The fix: adding the push command
There is much discussion going on about adding the push command. It will adequately encapsulate the change in transfer protocol (switching from YAML to compressed JSON) and the change in repository layout.
This work is underway as part of Helm 3; Matt Butcher describes a lot of improvements they plan to in the next major version. While the majority of changes are in the runtime and the templating parts of Helm, he mentions “performance-oriented changes for chart repositories,” and the official design proposal includes “A command to push packages to a repository.”
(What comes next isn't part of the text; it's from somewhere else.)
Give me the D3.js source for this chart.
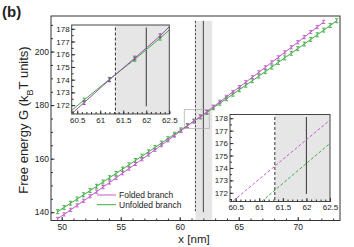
<!DOCTYPE html>
<html>
<head>
<meta charset="utf-8">
<script src="https://cdn.jsdelivr.net/npm/d3@7"></script>
<style>
body { margin: 0; background: #fff; }
text { font-family: "Liberation Sans", Arial, sans-serif; fill: #222; }
</style>
</head>
<body>
<script>
// extension x (nm) of the sampled points
var xPts = [49.65, 50.2, 50.75, 51.3, 51.85, 52.4, 52.95, 53.5, 54.05, 54.6,
    55.15, 55.7, 56.25, 56.8, 57.35, 57.9, 58.45, 59.0, 59.55, 60.1,
    60.65, 61.2, 61.75, 62.3, 62.85, 63.4, 63.95, 64.5, 65.05, 65.6,
    66.15, 66.7, 67.25, 67.8, 68.35, 68.9, 69.45, 70.0, 70.55, 71.1,
    71.65, 72.2, 72.75, 73.3];
// free energy, kBT
var foldedG = [137.5, 139.18, 140.87, 142.56, 144.26, 145.96, 147.67, 149.38, 151.1, 152.83,
    154.56, 156.3, 158.04, 159.79, 161.55, 163.31, 165.08, 166.85, 168.63, 170.41,
    172.2, 173.99, 175.7, 177.45, 179.41, 181.23, 183.06, 184.89, 186.72, 188.56,
    190.41, 192.26, 194.12, 195.98, 197.85, 199.73, 201.61, 203.5, 205.39, 207.29,
    209.19, 211.1];
var unfoldedG = [140.2, 141.77, 143.34, 144.92, 146.5, 148.09, 149.68, 151.28, 152.88, 154.48,
    156.09, 157.7, 159.32, 160.94, 162.56, 164.19, 165.82, 167.46, 169.1, 170.75,
    172.4, 174.03, 175.6, 177.26, 179.04, 180.71, 182.39, 184.07, 185.75, 187.44,
    189.13, 190.83, 192.53, 194.23, 195.94, 197.66, 199.37, 201.1, 202.82, 204.55,
    206.29, 208.03, 209.77, 211.52];
var errG = 0.15;

// dashed curves of the lower inset
var foldedDashX = [60.45, 62.5];
var foldedDashG = [171.35, 177.86];
var unfoldedDashX = [61.05, 62.5];
var unfoldedDashG = [171.3, 175.98];

var xDashed = 61.33, xSolid = 62, xShadeEnd = 62.75;

var xTicksMain = [50, 55, 60, 65, 70];
var yTicksMain = [140, 160, 180, 200];
var xTicksInset = [60.5, 61, 61.5, 62, 62.5];
var yTicksInset = [172, 173, 174, 175, 176, 177, 178];
var legendLabels = ["Folded branch", "Unfolded branch"];

var magenta = "#c05ac9", green = "#3aae3f";

var width = 354, height = 247;
var svg = d3.select("body").append("svg")
    .attr("width", width)
    .attr("height", height);

var folded = foldedG.map(function(g, i) { return [xPts[i], g]; });
var unfolded = unfoldedG.map(function(g, i) { return [xPts[i], g]; });

// ---- main panel
var x = d3.scaleLinear().domain([49.09, 73.58]).range([51, 340]);
var y = d3.scaleLinear().domain([136.9, 213.3]).range([220.5, 16]);

svg.append("clipPath").attr("id", "clipMain")
  .append("rect")
    .attr("x", 51).attr("y", 16).attr("width", 289).attr("height", 204.5);

var main = svg.append("g").attr("clip-path", "url(#clipMain)");

main.append("rect")
    .attr("x", x(xDashed))
    .attr("y", y(211.5))
    .attr("width", x(xShadeEnd) - x(xDashed))
    .attr("height", y(136.9) - y(211.5))
    .attr("fill", "#e6e6e6");

main.append("line")
    .attr("x1", x(xDashed)).attr("x2", x(xDashed))
    .attr("y1", y(211.5)).attr("y2", y(140))
    .attr("stroke", "#444").attr("stroke-dasharray", "2.5,1.5");
main.append("line")
    .attr("x1", x(xSolid)).attr("x2", x(xSolid))
    .attr("y1", y(211.5)).attr("y2", y(140))
    .attr("stroke", "#444");

// zoom box
main.append("rect")
    .attr("x", x(60.38)).attr("y", y(178.3))
    .attr("width", x(62.5) - x(60.38))
    .attr("height", y(171.3) - y(178.3))
    .attr("fill", "none").attr("stroke", "#aaa").attr("stroke-width", 0.7);

var lineMain = d3.line().x(function(d) { return x(d[0]); }).y(function(d) { return y(d[1]); });

function markers(g, data, color, sx, sy, half) {
    g.selectAll(null)
        .data(data)
        .enter().append("path")
        .attr("d", function(d) {
            var px = sx(d[0]), top = half ? sy(d[1]) - half : sy(d[1] + errG),
                bot = half ? sy(d[1]) + half : sy(d[1] - errG);
            return "M" + (px - 1.6) + "," + top + "h3.2M" + px + "," + top + "V" + bot +
                "M" + (px - 1.6) + "," + bot + "h3.2";
        })
        .attr("fill", "none")
        .attr("stroke", color)
        .attr("stroke-width", 0.9);
}

main.append("path").datum(unfolded).attr("d", lineMain)
    .attr("fill", "none").attr("stroke", green).attr("stroke-width", 1);
main.append("path").datum(folded).attr("d", lineMain)
    .attr("fill", "none").attr("stroke", magenta).attr("stroke-width", 1);
markers(main, unfolded, green, x, y, 2);
markers(main, folded, magenta, x, y, 1.6);

// axes, ticks pointing inward
function axes(xs, ys, xt, yt, xMinor, yMinor, fs, fmtX) {
    var r = ys.range(), b = r[0], t = r[1], l = xs.range()[0];
    var ax = svg.append("g").attr("transform", "translate(0," + b + ")")
        .call(d3.axisBottom(xs).tickValues(xt).tickSizeInner(-3.5).tickSizeOuter(0)
            .tickPadding(3).tickFormat(fmtX || d3.format("")));
    var axm = svg.append("g").attr("transform", "translate(0," + b + ")")
        .call(d3.axisBottom(xs).tickValues(xMinor).tickSizeInner(-2).tickSizeOuter(0).tickFormat(""));
    var ay = svg.append("g").attr("transform", "translate(" + l + ",0)")
        .call(d3.axisLeft(ys).tickValues(yt).tickSizeInner(-3.5).tickSizeOuter(0)
            .tickPadding(2).tickFormat(d3.format("")));
    var aym = svg.append("g").attr("transform", "translate(" + l + ",0)")
        .call(d3.axisLeft(ys).tickValues(yMinor).tickSizeInner(-2).tickSizeOuter(0).tickFormat(""));
    [ax, axm, ay, aym].forEach(function(a) {
        a.select(".domain").remove();
        a.selectAll("line").attr("stroke", "#333");
        a.selectAll("text").style("font-size", fs + "px").attr("fill", "#222");
    });
}

svg.append("rect")
    .attr("x", 51).attr("y", 16).attr("width", 289).attr("height", 204.5)
    .attr("fill", "none").attr("stroke", "#333").attr("stroke-width", 1);

axes(x, y, xTicksMain, yTicksMain, d3.range(50, 74, 1), d3.range(140, 214, 5), 8.5);

// ---- insets
var xi1 = d3.scaleLinear().domain([60.38, 62.5]).range([71.7, 169.3]);
var yi1 = d3.scaleLinear().domain([171.3, 178.3]).range([114, 25]);
var xi2 = d3.scaleLinear().domain([60.38, 62.5]).range([230, 330]);
var yi2 = d3.scaleLinear().domain([171.3, 178.3]).range([201.5, 114.5]);

function insetFrame(id, xs, ys) {
    var l = xs.range()[0], r = xs.range()[1], t = ys.range()[1], b = ys.range()[0];
    svg.append("rect").attr("x", l).attr("y", t).attr("width", r - l).attr("height", b - t)
        .attr("fill", "#fff");
    svg.append("clipPath").attr("id", id)
      .append("rect").attr("x", l).attr("y", t).attr("width", r - l).attr("height", b - t);
    var g = svg.append("g").attr("clip-path", "url(#" + id + ")");
    g.append("rect")
        .attr("x", xs(xDashed)).attr("y", t)
        .attr("width", r - xs(xDashed)).attr("height", b - t)
        .attr("fill", "#e6e6e6");
    g.append("line")
        .attr("x1", xs(xDashed)).attr("x2", xs(xDashed))
        .attr("y1", ys(178.1)).attr("y2", b)
        .attr("stroke", "#444").attr("stroke-width", 1.1).attr("stroke-dasharray", "3,2");
    g.append("line")
        .attr("x1", xs(xSolid)).attr("x2", xs(xSolid))
        .attr("y1", ys(178.1)).attr("y2", ys(171.9))
        .attr("stroke", "#444").attr("stroke-width", 1.1);
    return g;
}

function insetBorder(xs, ys) {
    var l = xs.range()[0], r = xs.range()[1], t = ys.range()[1], b = ys.range()[0];
    svg.append("rect").attr("x", l).attr("y", t).attr("width", r - l).attr("height", b - t)
        .attr("fill", "none").attr("stroke", "#444").attr("stroke-width", 1);
    axes(xs, ys, xTicksInset, yTicksInset, d3.range(604, 626, 1).map(function(v) { return v / 10; }),
        d3.range(3430, 3566, 10).map(function(v) { return v / 20; }), 8, d3.format(""));
}

var g1 = insetFrame("clipI1", xi1, yi1);
var line1 = d3.line().x(function(d) { return xi1(d[0]); }).y(function(d) { return yi1(d[1]); });
g1.append("path").datum(unfolded).attr("d", line1)
    .attr("fill", "none").attr("stroke", green).attr("stroke-width", 1);
g1.append("path").datum(folded).attr("d", line1)
    .attr("fill", "none").attr("stroke", "#a04aae").attr("stroke-width", 1);
markers(g1, unfolded.filter(function(d) { return d[0] > 60.4 && d[0] < 62.5; }), green, xi1, yi1, 0);
markers(g1, folded.filter(function(d) { return d[0] > 60.4 && d[0] < 62.5; }), "#8e3e9c", xi1, yi1, 0);
insetBorder(xi1, yi1);

var g2 = insetFrame("clipI2", xi2, yi2);
var line2 = d3.line().x(function(d) { return xi2(d[0]); }).y(function(d) { return yi2(d[1]); });
g2.append("path").datum(foldedDashX.map(function(v, i) { return [v, foldedDashG[i]]; }))
    .attr("d", line2).attr("fill", "none").attr("stroke", magenta)
    .attr("stroke-width", 1).attr("stroke-dasharray", "3,2");
g2.append("path").datum(unfoldedDashX.map(function(v, i) { return [v, unfoldedDashG[i]]; }))
    .attr("d", line2).attr("fill", "none").attr("stroke", green)
    .attr("stroke-width", 1).attr("stroke-dasharray", "3,2");
insetBorder(xi2, yi2);

// ---- legend
var legend = svg.append("g").attr("transform", "translate(97,195)");
legendLabels.forEach(function(lab, i) {
    legend.append("line").attr("x1", 0).attr("x2", 19).attr("y1", i * 9.7).attr("y2", i * 9.7)
        .attr("stroke", i === 0 ? magenta : green).attr("stroke-width", 1);
    legend.append("text").attr("x", 22).attr("y", i * 9.7 + 3).style("font-size", "8.5px").text(lab);
});

// ---- titles
var yt = svg.append("text")
    .attr("transform", "translate(28,120) rotate(-90)")
    .attr("text-anchor", "middle")
    .style("font-size", "13px");
yt.append("tspan").text("Free energy G (k");
yt.append("tspan").attr("baseline-shift", "sub").style("font-size", "9px").text("B");
yt.append("tspan").text("T units)");

svg.append("text").attr("x", 194).attr("y", 243).attr("text-anchor", "middle")
    .style("font-size", "11.5px").text("x [nm]");

svg.append("text").attr("x", 2).attr("y", 17)
    .style("font-size", "15px").style("font-weight", "bold").text("(b)");
</script>
</body>
</html>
As you saw, Helm started off avoiding most of the downsides of other package managers. Yes, there is still room for improvement, but with the help of JFrog and other community members, as described in this blog post, we are about to fix the last technical problems standing between Helm and massive enterprise adoption. With the authentication issue being solved already, and the index optimizations, repo layout, and the push command additions in the works, we can expect Helm to be one of the most advanced package managers out there. There is still a lot to be done, of course. Helm makes it very easy to get started contributing. Just look for issues tagged with “good first issue” and join an amazing community.